With Sebastian’s hand at the small of her back, urging her on, Jennsen dashed down the steep trail. The Sister moved as swiftly as the wind, the black robes flying out behind her as she raced along a trail cut into the slope of steep rock. Jennsen had never worked so hard to keep up with anyone. She suspected that the woman was using magic to aid her.
Whenever Jennsen started to lose her footing on the loose scree and reached out for support, the rough rock rasped the skin on her fingers and the palms of her hands. The trail was as arduous as any she had ever climbed down. Loose rock atop layers of solid ledge constantly slipped and gave way underfoot, and she knew that if she grabbed the wrong handhold, the rock, in many places as sharp as shattered glass, would slice her hands open.
Jennsen was soon panting and trying to catch her breath, as well as the distant Sister. Sebastian, right behind, sounded just as winded. He, too, lost his footing a number of times and, once, Jennsen cried out and grabbed his arm just before he went over the edge of a precipitous drop of thousands of feet.
The look in his eyes expressed the relief that he was too winded to voice.

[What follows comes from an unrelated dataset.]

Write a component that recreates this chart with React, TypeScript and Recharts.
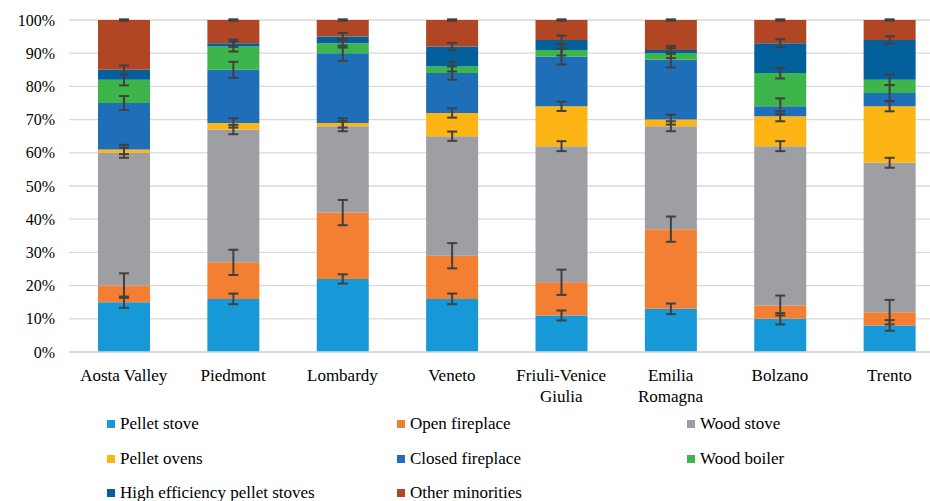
import React from 'react';
import { BarChart, Bar, XAxis, YAxis, CartesianGrid, ErrorBar, Legend } from 'recharts';

const categories = ['Aosta Valley', 'Piedmont', 'Lombardy', 'Veneto', 'Friuli-Venice Giulia', 'Emilia Romagna', 'Bolzano', 'Trento'];

// shares in %, stacked bottom to top
const pelletStove = [15, 16, 22, 16, 11, 13, 10, 8];
const openFireplace = [5, 11, 20, 13, 10, 24, 4, 4];
const woodStove = [40, 40, 26, 36, 41, 31, 48, 45];
const pelletOvens = [1, 2, 1, 7, 12, 2, 9, 17];
const closedFireplace = [14, 16, 21, 12, 15, 18, 3, 4];
const woodBoiler = [7, 7, 3, 2, 2, 2, 10, 4];
const highEffPellet = [3, 1, 2, 6, 3, 1, 9, 12];
const otherMinorities = [15, 7, 5, 8, 6, 9, 7, 6];

// error bar half-widths, in %
const pelletStoveErr = [1.7, 1.6, 1.4, 1.6, 1.5, 1.6, 1.7, 1.6];
const openFireplaceErr = [3.7, 3.8, 3.8, 3.8, 3.8, 3.8, 3.0, 3.7];
const woodStoveErr = [1.5, 1.4, 1.5, 1.4, 1.5, 1.5, 1.5, 1.5];
const pelletOvensErr = [1.4, 1.4, 1.4, 1.4, 1.4, 1.5, 1.5, 1.5];
const closedFireplaceErr = [2.1, 2.4, 2.3, 2.0, 2.4, 2.3, 2.4, 2.4];
const woodBoilerErr = [1.7, 1.5, 1.3, 1.5, 1.7, 1.5, 1.6, 1.6];
const highEffPelletErr = [1.3, 1.1, 1.1, 1.1, 1.3, 1.2, 1.2, 1.1];
const otherMinoritiesErr = [0.2, 0.2, 0.2, 0.2, 0.2, 0.2, 0.2, 0.2];

const yTicks = [0, 10, 20, 30, 40, 50, 60, 70, 80, 90, 100];

const series = [
  { key: 'pelletStove', name: 'Pellet stove', color: '#1799D8', values: pelletStove, err: pelletStoveErr },
  { key: 'openFireplace', name: 'Open fireplace', color: '#F37F33', values: openFireplace, err: openFireplaceErr },
  { key: 'woodStove', name: 'Wood stove', color: '#9D9FA3', values: woodStove, err: woodStoveErr },
  { key: 'pelletOvens', name: 'Pellet ovens', color: '#FDB515', values: pelletOvens, err: pelletOvensErr },
  { key: 'closedFireplace', name: 'Closed fireplace', color: '#1E6FB8', values: closedFireplace, err: closedFireplaceErr },
  { key: 'woodBoiler', name: 'Wood boiler', color: '#3DB54A', values: woodBoiler, err: woodBoilerErr },
  { key: 'highEffPellet', name: 'High efficiency pellet stoves', color: '#04609A', values: highEffPellet, err: highEffPelletErr },
  { key: 'otherMinorities', name: 'Other minorities', color: '#B04623', values: otherMinorities, err: otherMinoritiesErr },
];

const data = categories.map((region, i) => {
  const row: Record<string, string | number> = { region };
  series.forEach((s) => {
    row[s.key] = s.values[i];
    row[`${s.key}Err`] = s.err[i];
  });
  return row;
});

const FONT = '"Liberation Serif", "Times New Roman", serif';

function splitLabel(label: string) {
  if (label.length <= 12 || !label.includes(' ')) return [label];
  const at = label.lastIndexOf(' ');
  return [label.slice(0, at), label.slice(at + 1)];
}

function RegionTick({ x, y, payload }: any) {
  const lines = splitLabel(payload.value);
  return (
    <text x={x} y={y} textAnchor="middle" fontFamily={FONT} fontSize={17} fill="#000">
      {lines.map((l, i) => (
        <tspan key={i} x={x} dy={i === 0 ? 29 : 21}>{l}</tspan>
      ))}
    </text>
  );
}

function LegendGrid() {
  return (
    <div style={{ position: 'relative', width: 930, height: 100, fontFamily: FONT, fontSize: 17, color: '#000' }}>
      {series.map((s, i) => (
        <div
          key={s.key}
          style={{
            position: 'absolute',
            left: 107 + (i % 3) * 290,
            top: 13 + Math.floor(i / 3) * 34.5,
            display: 'flex',
            alignItems: 'center',
            whiteSpace: 'nowrap',
            lineHeight: '20px',
          }}
        >
          <span style={{ display: 'inline-block', width: 8, height: 8, background: s.color, marginRight: 5 }} />
          {s.name}
        </div>
      ))}
    </div>
  );
}

export default function App() {
  return (
    <div style={{ position: 'absolute', left: 0, top: 0, width: 930, height: 501, overflow: 'hidden', background: '#fff' }}>
      <BarChart width={944} height={501} data={data} margin={{ top: 20, right: 0, bottom: 0, left: 0 }} barSize={52}>
        <CartesianGrid vertical={false} stroke="#d9d9d9" strokeWidth={1.3} />
        <XAxis
          dataKey="region"
          height={49}
          tick={<RegionTick />}
          tickLine={false}
          tickSize={0}
          tickMargin={0}
          axisLine={{ stroke: '#d9d9d9', strokeWidth: 1.3 }}
          interval={0}
        />
        <YAxis
          width={69}
          domain={[0, 100]}
          ticks={yTicks}
          allowDataOverflow
          tickFormatter={(v) => `${v}%`}
          tick={{ fill: '#000', fontSize: 16, fontFamily: FONT }}
          axisLine={false}
          tickLine={false}
          tickSize={0}
          tickMargin={14}
        />
        <Legend verticalAlign="bottom" height={100} wrapperStyle={{ left: 0, width: 930 }} content={<LegendGrid />} />
        {series.map((s) => (
          <Bar key={s.key} dataKey={s.key} name={s.name} stackId="a" fill={s.color} isAnimationActive={false}>
            <ErrorBar dataKey={`${s.key}Err`} direction="y" width={5} strokeWidth={2} stroke="#404040" />
          </Bar>
        ))}
      </BarChart>
    </div>
  );
}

Finding herself closer to the bottom, after a seemingly unending, arduous descent, Jennsen was at least relieved to note that the walls and towers were blocking the broiling sunlight. She glanced up at the sky, something she hadn’t had the luxury to do for quite a while, and realized that it wasn’t just the shadows cast by rock darkening the day. The sky, that only hours before had been so clear and bright blue, was now roofed with churning gray clouds, as if the entire valley of the Pillars of Creation were being sealed off from the rest of the world.
She forged onward, rushing to keep up with Sister Perdita. There was no time to worry about clouds. As exhausted as Jennsen was, she knew that when the time came, she would find the strength to plunge her knife into Richard Rahl. That time was almost at hand. She knew that her mother, with the good spirits, would inspire her and thus help give her the strength. She knew, too, that other strength had been promised.
Rather than filling her with dread, knowing that the end of her life was so close left Jennsen with an odd, numb sense of calm. It seemed almost sweet, that promise of the end of struggle, the end of fear, the end of needing to care about anything. Soon, there would be no exhaustion, no insufferable heat, no pain, no sorrow, no anguish.
At the same time, when, for only an instant here or a moment there, she actually comprehended the staggering reality that she was about to die, her mind blanked out with overwhelming terror. It was her life, her only precious life, that was inexorably dwindling away, that would soon end with the cold embrace of death itself.
Flickering lightning skipped across a darkening sky, traveling under the clouds. Distant, intense flashes came again, lacing though the heavy clouds, lighting them from within with spectacular green light. Distant thunder boomed, rumbling out across the vast deserted valley. The hesitant rolling sound of the thunder seemed to match the way the landscape wavered in the heat.